Initial Public Offering (IPO) is the process by which a company offers its shares to new investors and enters the markets. This helps the company in raising cash from the markets by selling those shares. The cash raised by Initial Public Offering (IPO) can be utilised by the company for its business purposes. It can be clearing previous pending debts or expansion of current business. The investors after buying shares via IPO become part of that company and are partners in profits or losses of that company whatsoever it does.
How you Buy shares via Initial Public Offering (IPO)
When a company comes with an IPO, the applications are published in leading business newspapers and magazines. The application states the minimum numbers of stocks (called as a Lot) for which you can apply and the dates of accepting the applications. IPOs are usually open for 3 to 5 days. The price range for that IPO (single share) is also given in that application.
Initial Public Offering (IPO)
The investors interested in subscribing for IPO can submit the application form along with the Cash amount ( Cash, Cheque or Demand Draft) before the closing time for the IPO. You may apply by visiting a Bank or through an Online Share Trading Account if you have one.
Pricing of Initial Public Offering (IPO)
IPO price on which it is to be offered to the public is determined by two methods. The price of IPO is given in the form of range; say ₹ 100-120 for one share and Lot size (assume) is 50.To apply for that you would need to deposit an amount of ₹ 120×50=₹6000.If the final price for IPO is fixed at ₹ 110,amount 50×10=500 would be refunded back to you while shares worth ₹ 5500 would be allotted to you.
Method of pricing–
Fixed :- The issue price is already fixed at the time of launch of IPO. The investors need to apply at that fixed price only. In this method, the demand for IPO is known only after the IPO has closed.
Book Building :- The issue price is not fixed at the launch. The buyers have to bid for the issue. The demand is known on the basis of bids and accordingly the issue price is determined. This is a price discovery method.
Listing of the Issue
After the allotment process is over, the IPO is listed on a stock exchange. Listing means the issue starts trading on the exchange like other trading stocks. It is available to buy for all public on a price at which it is trading in the market and not the price at which it was issued. Thus, normal share trading starts for that Issue.
The company fundamentals and investor’s interest determine the price of the Issue in the market. If the IPO is listed at a higher price than the price offered at the launch, the Issue is said to be at Premium. Suppose the above Issue of price 100-120 lists at a price of 150,it is said to be at Premium of ₹ 40 and the IPO subscriber makes a profit of 40×50=₹ 2000 on listing day. Similarly, if the listing price is lower than the launch price, it is said to be at Discount.
Advantages of Buying via an Initial Public Offer (IPO)
– As the investors buy shares directly from the company via IPO, there are no brokerage or commission charges levied.

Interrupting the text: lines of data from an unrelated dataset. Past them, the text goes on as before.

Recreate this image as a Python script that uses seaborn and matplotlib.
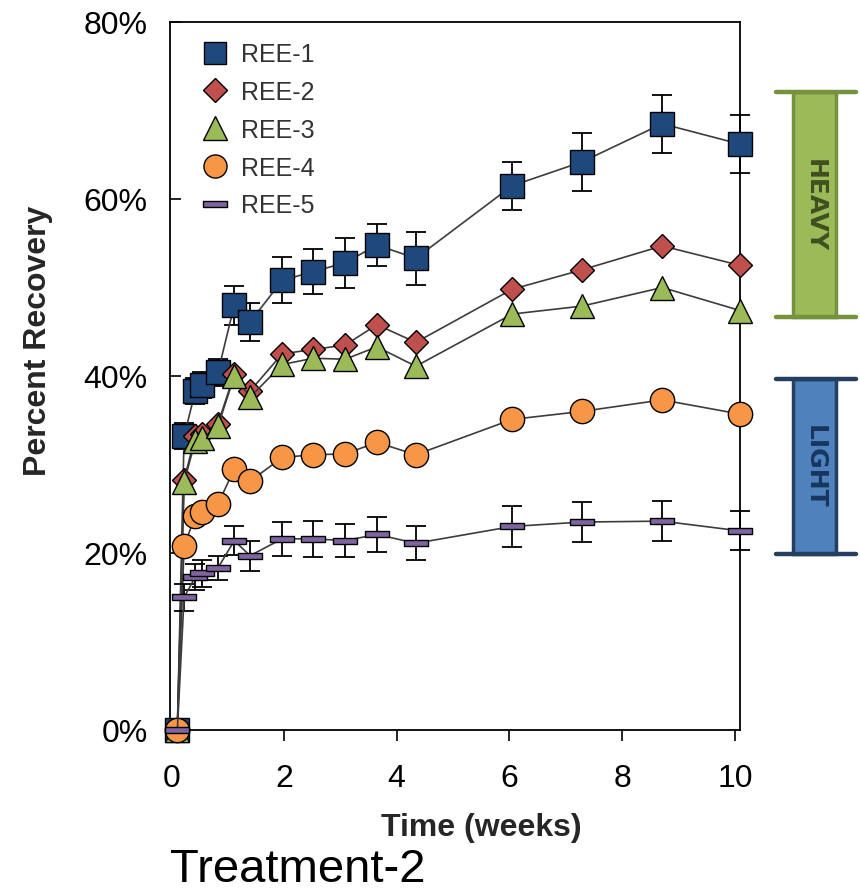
import numpy as np
import pandas as pd
import matplotlib
matplotlib.use("Agg")
import matplotlib.pyplot as plt
import seaborn as sns
from matplotlib.lines import Line2D
from matplotlib.patches import Rectangle
from matplotlib.transforms import blended_transform_factory

# ---------------- data ----------------
weeks = [0.11, 0.23, 0.43, 0.55, 0.83, 1.12, 1.40, 1.97, 2.52, 3.09, 3.65, 4.34, 6.05, 7.29, 8.71, 10.09]
ree1 = [0, 33.2, 38.3, 39.0, 40.4, 48.0, 46.1, 50.8, 51.8, 52.8, 54.8, 53.3, 61.5, 64.2, 68.5, 66.2]
ree1_err = [0, 1.5, 1.5, 1.5, 1.5, 2.2, 2.2, 2.6, 2.5, 2.8, 2.4, 3.0, 2.7, 3.3, 3.3, 3.3]
ree2 = [0, 28.3, 33.2, 33.5, 34.6, 40.2, 38.3, 42.5, 43.0, 43.5, 45.8, 43.8, 49.8, 52.0, 54.7, 52.5]
ree3 = [0, 28.0, 32.7, 33.0, 34.3, 40.0, 37.6, 41.3, 42.0, 41.9, 43.3, 41.1, 47.0, 47.9, 50.0, 47.4]
ree4 = [0, 20.8, 24.2, 24.6, 25.5, 29.5, 28.1, 30.8, 31.1, 31.2, 32.5, 31.1, 35.1, 36.0, 37.3, 35.7]
ree5 = [0, 15.0, 17.3, 17.7, 18.3, 21.4, 19.7, 21.6, 21.6, 21.4, 22.1, 21.1, 23.0, 23.5, 23.6, 22.5]
ree5_err = [0, 1.5, 1.5, 1.5, 1.4, 1.6, 1.7, 1.9, 2.0, 1.9, 2.0, 1.9, 2.3, 2.3, 2.3, 2.2]

series_names = ["REE-1", "REE-2", "REE-3", "REE-4", "REE-5"]
series_values = [ree1, ree2, ree3, ree4, ree5]
series_errors = [ree1_err, None, None, None, ree5_err]

x_ticks = [0, 2, 4, 6, 8, 10]
y_ticks = [0, 20, 40, 60, 80]

group_labels = ["HEAVY", "LIGHT"]
group_ranges = [(46.7, 72.1), (19.9, 39.7)]

# ---------------- style ----------------
colors = ["#1F497D", "#C0504D", "#9BBB59", "#F79646", "#8064A2"]
flat_rect = [(-1, -0.24), (1, -0.24), (1, 0.24), (-1, 0.24), (-1, -0.24)]
markers = ["s", "D", "^", "o", flat_rect]
msizes = [17.3, 12.6, 17.8, 17.5, 17.5]
group_face = ["#9BBB59", "#4F81BD"]
group_edge = ["#76923C", "#243F60"]
group_text = ["#3F4F20", "#17375E"]

sns.set_theme(style="ticks")
plt.rcParams["font.family"] = ["Liberation Sans", "DejaVu Sans"]

fig = plt.figure(figsize=(8.6, 8.95), dpi=100)
ax = fig.add_axes([170 / 860, 1 - 731 / 895, 570 / 860, 708 / 895])

line_color = "#3C3C3C"
for i, (name, vals) in enumerate(zip(series_names, series_values)):
    df = pd.DataFrame({"Time (weeks)": weeks, "Recovery": vals})
    err = series_errors[i]
    if err is not None:
        ax.errorbar(weeks, vals, yerr=err, fmt="none", ecolor="black",
                    elinewidth=1.3, capsize=7, capthick=1.3,
                    zorder=2 + 2 * i, clip_on=False)
    sns.lineplot(data=df, x="Time (weeks)", y="Recovery", ax=ax,
                 estimator=None, sort=False, color=line_color, linewidth=1.2,
                 marker=markers[i], markersize=msizes[i],
                 markerfacecolor=colors[i], markeredgecolor="black",
                 markeredgewidth=1.0, zorder=3 + 2 * i, clip_on=False,
                 legend=False)

ax.set_xlim(-0.02, 10.09)
ax.set_ylim(0, 80)
ax.set_xticks(x_ticks)
ax.set_xticklabels([str(t) for t in x_ticks])
ax.set_yticks(y_ticks)
ax.set_yticklabels([f"{t}%" for t in y_ticks])

for sp in ax.spines.values():
    sp.set_visible(True)
    sp.set_color("black")
    sp.set_linewidth(1.3)

ax.tick_params(axis="y", direction="in", length=8, width=1.2, pad=16,
               labelsize=23, colors="black")
ax.tick_params(axis="x", direction="out", length=8, width=1.2, pad=16,
               labelsize=23, colors="black")
ax.tick_params(axis="y", which="both", right=False)
ax.tick_params(axis="x", which="both", top=False)

ax.set_xlabel("Time (weeks)", fontsize=23, fontweight="bold")
ax.set_ylabel("Percent Recovery", fontsize=23, fontweight="bold")
ax.xaxis.set_label_coords((481 - 170) / 570, -(828 - 731) / 708)
ax.yaxis.set_label_coords(-(170 - 38) / 570, (731 - 341) / 708)
ax.xaxis.label.set_va("center")
ax.yaxis.label.set_va("center")
ax.grid(False)

# legend
handles = [Line2D([], [], linestyle="None", marker=markers[i],
                  markersize=msizes[i] * 0.95, markerfacecolor=colors[i],
                  markeredgecolor="black", markeredgewidth=1.0)
           for i in range(len(series_names))]
leg = ax.legend(handles, series_names, loc="upper left",
                bbox_to_anchor=(0.031, 0.989), frameon=False,
                fontsize=18, handlelength=1.2, handletextpad=0.45,
                labelspacing=0.55, borderpad=0.0)
for t in leg.get_texts():
    t.set_color("#333333")

# HEAVY / LIGHT brackets
trans = blended_transform_factory(ax.transAxes, ax.transData)
x_line0, x_line1 = (776 - 170) / 570, (856 - 170) / 570
x_box0, x_box1 = (793 - 170) / 570, (836 - 170) / 570
for lbl, (lo, hi), fc, ec, tc in zip(group_labels, group_ranges,
                                     group_face, group_edge, group_text):
    rect = Rectangle((x_box0, lo), x_box1 - x_box0, hi - lo, transform=trans,
                     facecolor=fc, edgecolor=ec, linewidth=2.5, clip_on=False,
                     zorder=5)
    ax.add_patch(rect)
    for yv in (lo, hi):
        ax.add_line(Line2D([x_line0, x_line1], [yv, yv], transform=trans,
                           color=ec, linewidth=3.2, clip_on=False, zorder=6))
    ax.text((x_box0 + x_box1) / 2, (lo + hi) / 2, lbl, transform=trans,
            rotation=-90, ha="center", va="center", fontsize=18,
            fontweight="bold", family=["DejaVu Sans"], color=tc,
            clip_on=False, zorder=7)

fig.text(170 / 860, 1 - 882 / 895, "Treatment-2", fontsize=34,
         ha="left", va="baseline", color="black")

fig.savefig("out.png", dpi=100, facecolor="white")
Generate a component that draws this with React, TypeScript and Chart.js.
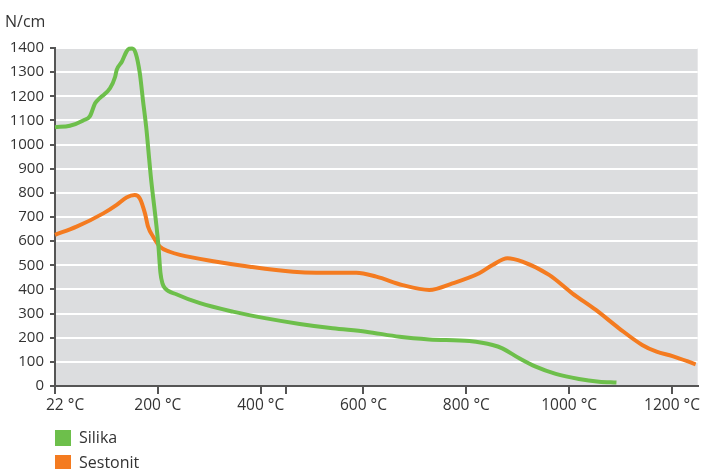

-IPO allows you buy the shares of a good company at rather cheap prices. At listing of IPO, the prices may go significantly higher resulting in Listing Gains in short time periods. This is the main reason behind love for IPOs by the investors.
– If you remain invested with the company, you become a partner in profits as a shareholder.
Should you Subscribe for Initial Public Offering (IPO)
Taking a decision to subscribe for an IPO depends upon the company fundamentals, reputation and the track record of the Promoters of the IPO. If you can’t get these details regarding the IPO, you can look to read various research reports on the IPO by the Credible and leading rating agencies before you subscribe. Try to gather as much knowledge as possible regarding the company and its businesses. Get to know the reasons for raising the money by floating the IPO by that company.
You should definitely go for an IPO if the company has strong fundamentals and Promoters have a credible track record. The rating agencies may also have a rating for these IPOs as ‘Above Average’, or ‘Strong Fundamentals'. You can take the help of these reports in making your decisions. IPOs can offer you substantial returns in a matter of few days only in the form if Listing Gains.
Initial Public Offering (IPO) vs Follow On Public Offering (FPO)
When a company goes public for the first time by selling its shares to the investors, it is called as IPO. It is an unlisted company on the stock exchange and is going to be listed for the first time.
When a company is already listed on the exchange but issues fresh new shares to investors to raise more money, it is called as Follow On Public Offering or FPO. Both IPO and FPO make Primary Markets.
The stocks or shares already listed on the stock exchange make the Secondary Markets. From Primary Markets, you can buy only via IPO or FPO while you can buy anytime from the Secondary Markets.